3ème paramètre, l’absence actuelle des Etats-Unis dans ces énergies nouvelles ne peut durer selon l’auteur et quelque soit le futur locataire de la maison blanche, il devra y investir et massivement pour espérer revenir à hauteur des pays cités plus haut. L’argent nécessaire ne pourra être trouvé que dans les fonds de pension américains qui attirés par les profits envisagés, les compagnies d’assurance échaudées par la multiplication des catastrophes climatiques, libèreront des « tsunamis » de dollars qui participeront à la formation de la bulle verte prévue par Robert Bell au plus tard en 2009 aux Etats-Unis.

Que ressortira-t-il de cette bulle verte ?

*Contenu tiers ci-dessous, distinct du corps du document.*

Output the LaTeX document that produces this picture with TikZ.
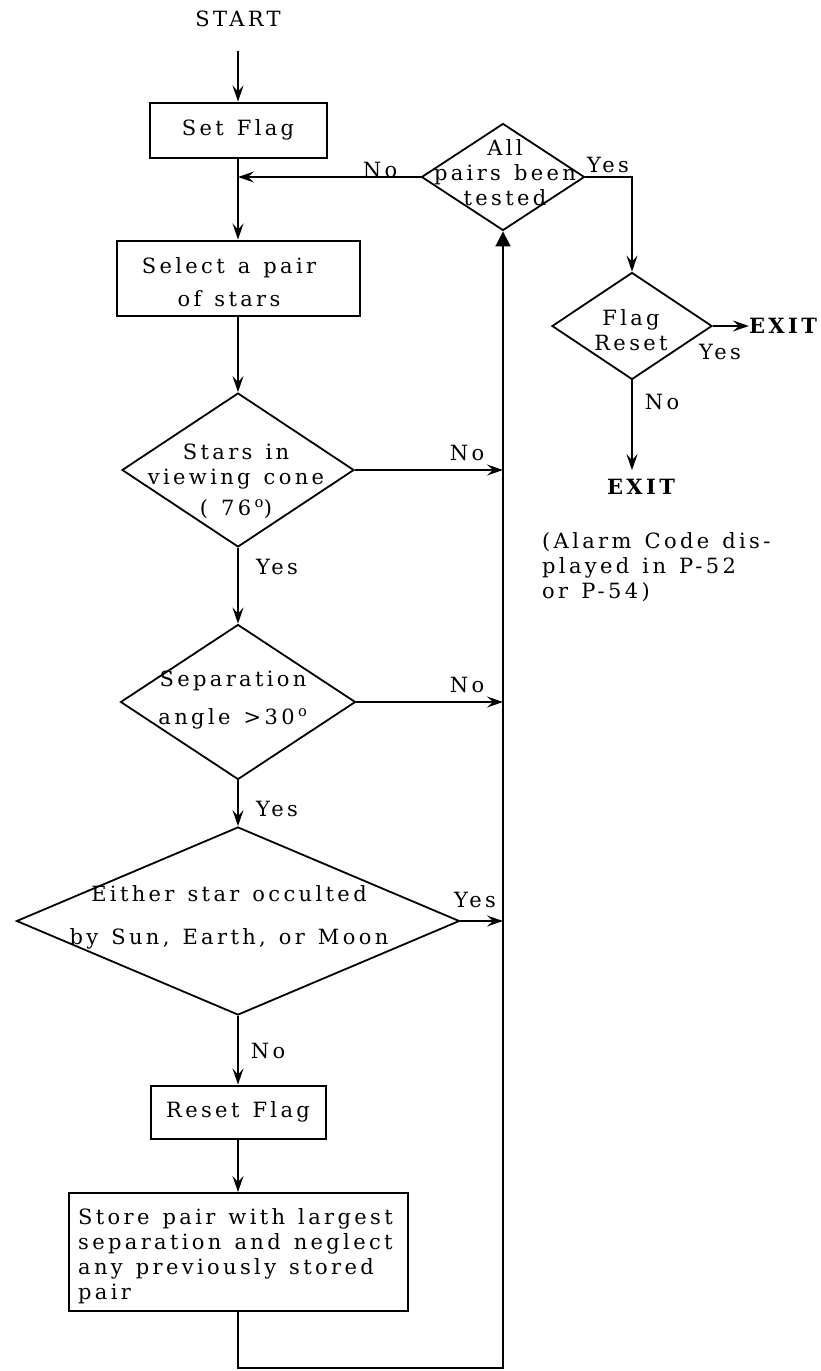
\documentclass[tikz,border=0pt]{standalone}
\usepackage{fontspec}
\setmainfont{DejaVu Serif}[LetterSpace=16, WordSpace=1.3]
\usetikzlibrary{arrows.meta, positioning, shapes.geometric, calc}

\tikzset{
    box/.style={draw, rectangle, line width=2pt, inner sep=0pt, align=center},
    dia/.style={draw, diamond, line width=1.8pt, inner sep=0pt},
    txt/.style={inner sep=0pt, align=center},
    lbl/.style={inner sep=0pt},
    flow/.style={line width=1.8pt, -{Stealth[length=16pt, width=11pt, inset=6pt]}},
    back/.style={line width=1.8pt, -{Triangle[length=15pt, width=15pt]}}
}

\begin{document}
\begin{tikzpicture}[x=1pt, y=-1pt, font=\fontsize{21}{25}\selectfont]
    % Define dimensions
    \def\colx{238}
    \def\busx{503}
    \def\busy{1368}
    \useasboundingbox (0,0) rectangle (820,1371);

    % Main column of boxes and decisions
    \node[lbl] (start) at (\colx,19) {START};
    \node[box, minimum width=177pt, minimum height=55pt] (setflag) at (\colx,130) {Set Flag};
    \node[box, minimum width=243pt, minimum height=75pt] (select) at (\colx,278) {};
    \node[txt] (selecttxt) at (229,282) {Select a pair\\[8pt]of stars};
    \node[dia, minimum width=232pt, minimum height=154pt] (cone) at (\colx,470) {};
    \node[txt] (conetxt) at (236,481) {Stars in\\viewing cone\\[6pt]( 76\,\textsuperscript{o})};
    \node[dia, minimum width=235pt, minimum height=155pt] (sep) at (\colx,702) {};
    \node[txt] (septxt) at (233,700) {Separation\\[13pt]angle >30\,\textsuperscript{o}};
    \node[dia, minimum width=443pt, minimum height=188pt] (occ) at (\colx,921) {};
    \node[txt] (occtxt) at (229,917) {Either star occulted\\[18pt]by Sun, Earth, or Moon};
    \node[box, minimum width=175pt, minimum height=53pt] (reset) at (\colx,1112) {Reset Flag};
    \node[box, minimum width=339pt, minimum height=118pt] (store) at (\colx,1252) {};
    \node[txt, anchor=west, align=left] (storetxt) at (78,1256)
        {Store pair with largest\\separation and neglect\\any previously stored\\pair};

    % Right hand decisions
    \node[dia, minimum width=163pt, minimum height=107pt] (allpairs) at (\busx,177) {};
    \node[txt] (alltxt) at (505,173) {All\\pairs been\\tested};
    \node[dia, minimum width=160pt, minimum height=107pt] (flag) at (632,326) {};
    \node[txt] (flagtxt) at (631,330) {Flag\\Reset};
    \node[lbl, font=\fontsize{21}{25}\selectfont\bfseries] (exitr) at (783,326) {EXIT};
    \node[lbl, font=\fontsize{21}{25}\selectfont\bfseries] (exitd) at (641,487) {EXIT};
    \node[lbl, anchor=north west, align=left] (alarm) at (542,532) {(Alarm Code dis-\\played in P-52\\or P-54)};

    % Main flow
    \coordinate (corner) at (\busx,\busy);
    \draw[flow, shorten <=24pt] (start) -- (setflag);
    \draw[flow] (setflag) -- (select);
    \draw[flow] (select) -- (cone);
    \draw[flow] (cone) -- (sep);
    \draw[flow] (sep) -- (occ);
    \draw[flow] (occ) -- (reset);
    \draw[flow] (reset) -- (store);

    % Rejected pairs go back to the test
    \draw[flow] (cone.east) -- (cone.east -| corner);
    \draw[flow] (sep.east) -- (sep.east -| corner);
    \draw[flow] (occ.east) -- (occ.east -| corner);
    \draw[back] (store.south) |- (corner) -- (allpairs.south);

    % Exits
    \draw[flow] (allpairs.west) -- (allpairs.west -| setflag.south);
    \draw[flow] (allpairs.east) -| (flag.north);
    \draw[flow] (flag.east) -- (exitr.west);
    \draw[flow, shorten >=9pt] (flag.south) -- (flag.south |- exitd.north);

    % Yes / No labels
    \node[lbl] (noall) at (380,170) {No};
    \node[lbl] (yesall) at (608,165) {Yes};
    \node[lbl] (nocone) at (467,453) {No};
    \node[lbl] (yescone) at (277,567) {Yes};
    \node[lbl] (nosep) at (467,685) {No};
    \node[lbl] (yessep) at (277,809) {Yes};
    \node[lbl] (yesocc) at (475,900) {Yes};
    \node[lbl] (noocc) at (268,1051) {No};
    \node[lbl] (yesflag) at (720,352) {Yes};
    \node[lbl] (noflag) at (662,402) {No};
\end{tikzpicture}
\end{document}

Une modification en profondeur de nos modes de vie, de nos façons de nous déplacer, d’habiter mais aussi et, l’auteur, tout en citant des entreprises destinées à profiter de cette bulle, le craint aussi, des millions de petits actionnaires, sûrs et certains de pouvoir s’échapper avant l’explosion de la bulle, qui perdront une grande partie de leur investissement.

Au final, un essai brillant sur le fond mais parfois brouillon sur la forme, la traduction devant être pour quelque chose dans cette impression. Un livre-pronostic sur l’après-pétrole à lire
( ou à écouter, Planète Terre du 2/5/07 :http://www.radiofrance.fr/chaines/france-culture2/emissions/planete/index.php?emission_id=110060156 )
pour tous ceux qui s’intéressent au futur de notre planète. Difficilement exploitable en classe car souffrant de l’absence de documents statistiques ou cartographiques, il peut néanmoins servir pour pourquoi pas nuancer la puissance technologique américaine, permettre d’évoquer des pays tels que l’Inde ou le Brésil en passe de devenir des puissances avec lesquelles il faudra compter dans le futur ou bien sûr servir de point de départ à une réflexion sur le développement durable travers le prisme des énergies renouvelables.